# SUPPLIED RECORDS
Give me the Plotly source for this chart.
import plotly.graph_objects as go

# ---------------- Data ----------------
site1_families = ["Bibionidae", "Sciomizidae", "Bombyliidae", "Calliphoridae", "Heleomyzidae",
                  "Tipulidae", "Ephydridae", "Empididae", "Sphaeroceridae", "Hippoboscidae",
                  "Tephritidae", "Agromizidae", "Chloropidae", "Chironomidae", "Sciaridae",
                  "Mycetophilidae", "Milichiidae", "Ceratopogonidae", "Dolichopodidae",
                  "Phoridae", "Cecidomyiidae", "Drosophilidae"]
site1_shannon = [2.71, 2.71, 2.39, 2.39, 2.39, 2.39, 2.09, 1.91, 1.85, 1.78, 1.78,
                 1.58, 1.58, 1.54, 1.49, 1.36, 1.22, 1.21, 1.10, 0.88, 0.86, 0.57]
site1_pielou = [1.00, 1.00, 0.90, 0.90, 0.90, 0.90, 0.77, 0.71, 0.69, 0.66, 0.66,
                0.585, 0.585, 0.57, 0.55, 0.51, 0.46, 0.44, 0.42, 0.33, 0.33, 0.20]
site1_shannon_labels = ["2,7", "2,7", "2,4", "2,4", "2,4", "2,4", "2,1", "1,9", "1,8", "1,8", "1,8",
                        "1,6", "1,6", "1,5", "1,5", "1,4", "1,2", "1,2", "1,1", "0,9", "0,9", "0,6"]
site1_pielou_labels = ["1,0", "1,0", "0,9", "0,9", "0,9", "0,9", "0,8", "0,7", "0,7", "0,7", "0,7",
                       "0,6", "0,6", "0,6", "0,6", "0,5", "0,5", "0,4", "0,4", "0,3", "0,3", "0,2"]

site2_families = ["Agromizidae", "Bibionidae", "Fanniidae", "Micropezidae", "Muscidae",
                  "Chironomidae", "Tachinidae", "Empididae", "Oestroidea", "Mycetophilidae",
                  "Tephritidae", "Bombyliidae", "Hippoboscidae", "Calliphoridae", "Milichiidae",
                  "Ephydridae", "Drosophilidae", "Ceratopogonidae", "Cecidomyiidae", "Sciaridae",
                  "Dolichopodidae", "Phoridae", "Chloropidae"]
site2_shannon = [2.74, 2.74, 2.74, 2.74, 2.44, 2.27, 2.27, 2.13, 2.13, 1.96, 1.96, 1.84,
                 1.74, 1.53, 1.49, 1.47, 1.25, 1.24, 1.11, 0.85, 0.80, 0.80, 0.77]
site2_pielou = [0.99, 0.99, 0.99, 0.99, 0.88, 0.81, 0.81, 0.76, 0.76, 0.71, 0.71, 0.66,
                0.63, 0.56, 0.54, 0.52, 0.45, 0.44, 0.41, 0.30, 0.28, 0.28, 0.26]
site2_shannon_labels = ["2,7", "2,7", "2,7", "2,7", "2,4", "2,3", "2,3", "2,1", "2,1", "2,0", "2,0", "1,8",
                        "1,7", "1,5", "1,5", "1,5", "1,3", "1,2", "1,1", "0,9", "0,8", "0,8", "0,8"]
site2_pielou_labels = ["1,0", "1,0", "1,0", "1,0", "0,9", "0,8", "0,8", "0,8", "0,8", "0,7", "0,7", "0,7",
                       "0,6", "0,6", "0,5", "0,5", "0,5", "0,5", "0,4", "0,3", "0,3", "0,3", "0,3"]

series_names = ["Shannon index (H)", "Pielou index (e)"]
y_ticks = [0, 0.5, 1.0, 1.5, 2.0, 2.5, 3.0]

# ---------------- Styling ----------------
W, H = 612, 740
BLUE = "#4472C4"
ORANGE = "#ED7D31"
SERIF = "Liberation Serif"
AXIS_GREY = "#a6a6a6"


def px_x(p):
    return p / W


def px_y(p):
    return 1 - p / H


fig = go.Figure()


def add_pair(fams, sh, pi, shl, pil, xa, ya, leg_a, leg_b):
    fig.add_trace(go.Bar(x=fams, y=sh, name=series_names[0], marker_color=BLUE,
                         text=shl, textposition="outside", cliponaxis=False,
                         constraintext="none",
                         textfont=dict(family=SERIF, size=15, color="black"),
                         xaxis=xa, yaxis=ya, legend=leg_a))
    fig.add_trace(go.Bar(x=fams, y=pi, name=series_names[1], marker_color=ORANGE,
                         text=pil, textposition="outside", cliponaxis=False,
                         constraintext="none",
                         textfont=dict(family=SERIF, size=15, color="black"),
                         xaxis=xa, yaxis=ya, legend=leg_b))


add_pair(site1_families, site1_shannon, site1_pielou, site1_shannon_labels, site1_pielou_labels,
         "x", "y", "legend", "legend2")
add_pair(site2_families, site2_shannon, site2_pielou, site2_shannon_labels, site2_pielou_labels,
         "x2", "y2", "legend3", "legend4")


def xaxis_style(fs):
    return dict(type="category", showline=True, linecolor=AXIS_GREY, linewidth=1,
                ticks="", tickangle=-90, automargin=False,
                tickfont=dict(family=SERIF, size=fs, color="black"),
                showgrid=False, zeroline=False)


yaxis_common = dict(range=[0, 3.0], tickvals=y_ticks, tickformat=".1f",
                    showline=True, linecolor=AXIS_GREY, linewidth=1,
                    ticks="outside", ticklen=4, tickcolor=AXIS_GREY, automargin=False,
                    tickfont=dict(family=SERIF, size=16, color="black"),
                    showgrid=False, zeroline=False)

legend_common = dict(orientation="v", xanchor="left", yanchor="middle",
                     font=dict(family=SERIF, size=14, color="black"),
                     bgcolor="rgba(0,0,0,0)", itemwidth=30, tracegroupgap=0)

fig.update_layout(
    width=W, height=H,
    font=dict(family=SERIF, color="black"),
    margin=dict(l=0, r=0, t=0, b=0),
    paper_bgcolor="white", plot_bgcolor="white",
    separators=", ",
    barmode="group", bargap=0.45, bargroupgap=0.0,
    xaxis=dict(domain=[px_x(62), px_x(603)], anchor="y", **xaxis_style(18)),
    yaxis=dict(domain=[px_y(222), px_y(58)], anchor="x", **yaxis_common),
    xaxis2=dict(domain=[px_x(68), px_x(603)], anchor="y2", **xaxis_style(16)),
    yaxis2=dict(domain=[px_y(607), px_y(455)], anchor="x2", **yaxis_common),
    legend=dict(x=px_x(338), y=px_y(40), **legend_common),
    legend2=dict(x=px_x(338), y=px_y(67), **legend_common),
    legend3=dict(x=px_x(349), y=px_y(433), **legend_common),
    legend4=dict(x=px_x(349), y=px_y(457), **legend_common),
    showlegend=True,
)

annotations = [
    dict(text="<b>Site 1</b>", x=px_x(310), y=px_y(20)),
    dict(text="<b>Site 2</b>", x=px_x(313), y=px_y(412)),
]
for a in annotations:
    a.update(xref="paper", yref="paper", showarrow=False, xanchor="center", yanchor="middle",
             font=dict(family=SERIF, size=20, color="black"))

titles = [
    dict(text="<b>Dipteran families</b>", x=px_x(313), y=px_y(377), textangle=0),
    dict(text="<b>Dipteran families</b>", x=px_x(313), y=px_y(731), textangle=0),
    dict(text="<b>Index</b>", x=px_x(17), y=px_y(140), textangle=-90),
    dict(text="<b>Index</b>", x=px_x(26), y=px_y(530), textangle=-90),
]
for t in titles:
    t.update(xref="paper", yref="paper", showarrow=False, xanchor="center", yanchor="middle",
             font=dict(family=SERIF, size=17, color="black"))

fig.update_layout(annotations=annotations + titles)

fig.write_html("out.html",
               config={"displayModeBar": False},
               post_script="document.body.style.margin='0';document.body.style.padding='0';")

--

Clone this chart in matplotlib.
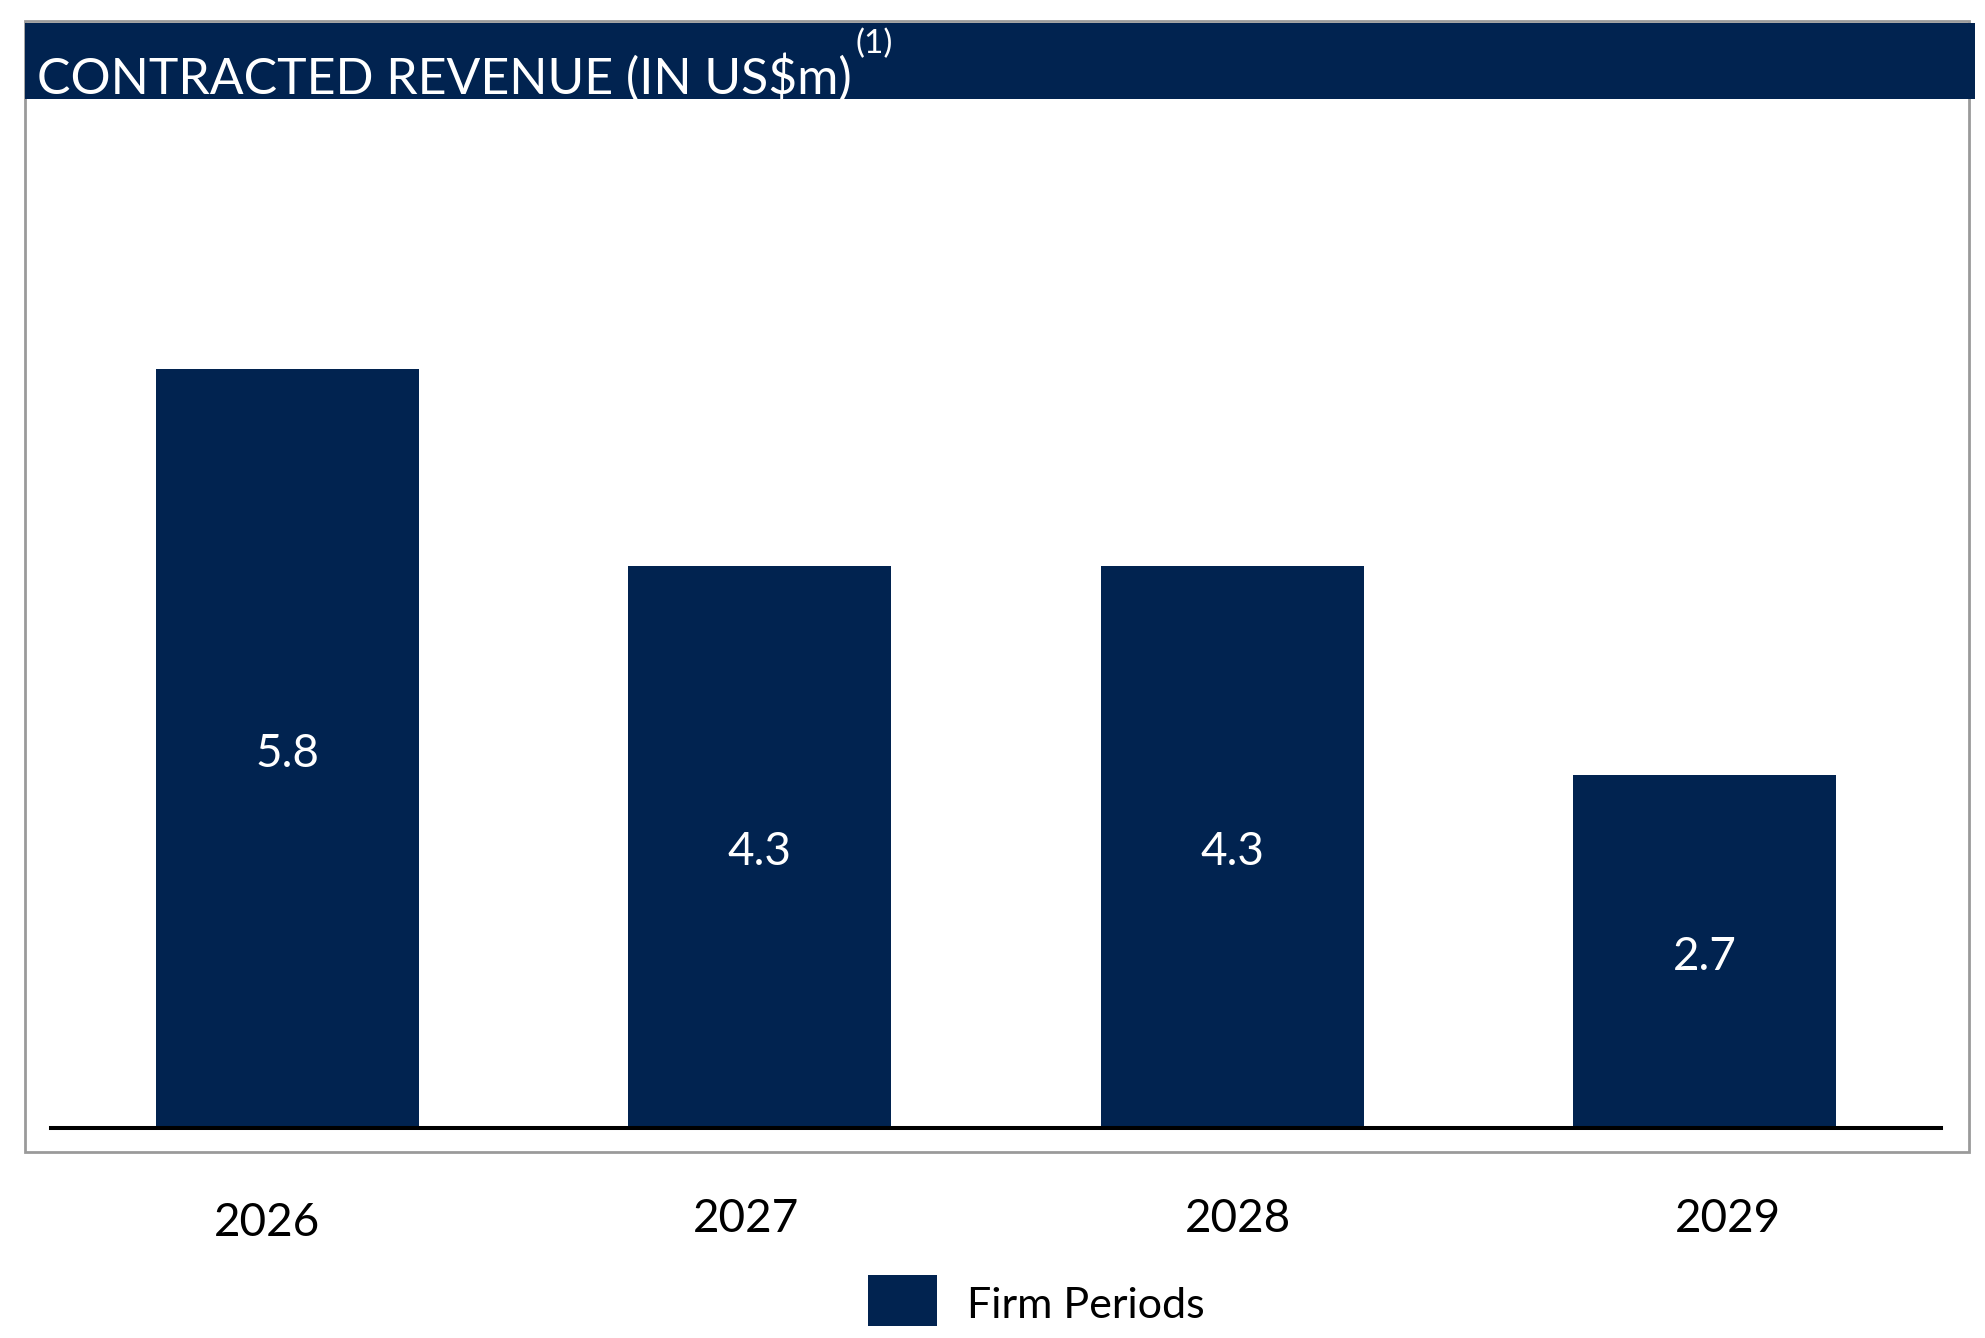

# GIVEN TASK
Retype exactly, and only, the lines from the one containing "Give me the Plotly source for this chart." through the one containing "import plotly.graph_objects as go", both included.

# RESULT OF THE EXERCISE
Give me the Plotly source for this chart.
import plotly.graph_objects as go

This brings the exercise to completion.